NL: I am extremely excited for the opportunity to work with RTFKT, the leader in digital fashion, and leverage the amazing resources at Nike. Their ambition to create a new data vertical is a testament to their commitment to being the best, and I am excited to help do my part to contribute. We have several exciting data initiatives in the pipeline, so RTFKT fans and crypto enthusiasts should stay tuned.
Other than that, it is so important to live day by day in the crypto space as it moves so fast and can change drastically at any moment. Right now, I am just looking to continue learning, developing relationships, and making an impact.
In the future, I could definitely see myself starting something in the apparel and NFT arena, but for now I’m just thinking about the position at RTFKT/Nike.
Also, I have a couple years of school left, so I am excited to take advantage of all the amazing opportunities and experiences that Stanford has to offer.

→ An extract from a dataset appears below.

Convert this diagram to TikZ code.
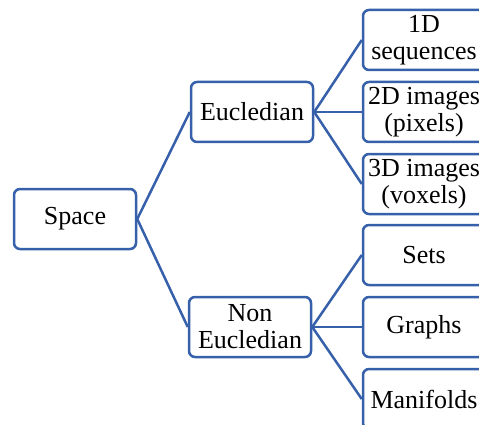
\documentclass[tikz,border=0pt]{standalone}
\usepackage{fontspec}
\setmainfont{Liberation Serif}
\usetikzlibrary{positioning}
\definecolor{boxblue}{RGB}{54,96,170}

\begin{document}
\begin{tikzpicture}[x=1pt, y=-1pt,
    box/.style={draw=boxblue, line width=2.5pt, rounded corners=6pt, fill=white,
        minimum width=122pt, minimum height=60pt, inner sep=1pt, align=center,
        font=\fontsize{26}{27}\selectfont},
    link/.style={draw=boxblue, line width=2.5pt}]
    \useasboundingbox (0,0) rectangle (479,425);
    \clip (0,0) rectangle (479,425);

    % Root
    \node[box] (space) at (75,219) {Space};

    % Second level
    \node[box] (eucl) at (252,112) {Eucledian};
    \node[box] (noneucl) at (250,327) {Non\\Eucledian};

    % Leaves
    \foreach \nm/\yy/\txt in {seq/40/{1D\\sequences}, pix/112/{2D images\\(pixels)},
        vox/184/{3D images\\(voxels)}, sets/255/{Sets}, graphs/327/{Graphs},
        mani/399/{Manifolds}}
        \node[box] (\nm) at (424,\yy) {\txt};

    % Links
    \draw[link] (space.east) -- (eucl.west);
    \draw[link] (space.east) -- (noneucl.west);
    \foreach \nm in {seq, pix, vox}
        \draw[link] (eucl.east) -- (\nm.west);
    \foreach \nm in {sets, graphs, mani}
        \draw[link] (noneucl.east) -- (\nm.west);
\end{tikzpicture}
\end{document}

hlx: Speaking of the future, let’s close it out looking forward. What are your thoughts on what’s to come for the space? Where do you see it going?
NL: The future of token-gated commerce and the opportunity to connect physical and digital assets is something I’m extremely bullish on. The recent Forge collection from RTFKT was well beyond its years in terms of the enablement of phygital, and I think it will become a significant vertical within the NFT space.
I am also confident that we will continue to see more consumer-focused products in the web 3.0 space. Despite evolvements in infrastructure, there is still a demand for more consumer-friendly products, which I believe will be a focal point for builders during the next wave.
hlx: We live in exciting and inspiring times. And I feel truly fortunate to be on this ride together. Thank you for sharing your story and insights with the rest of the space.
It’s truly amazing what all of this can lead to. You’ve lived that and shown that. Good luck and we'll be following along closely and rooting for you!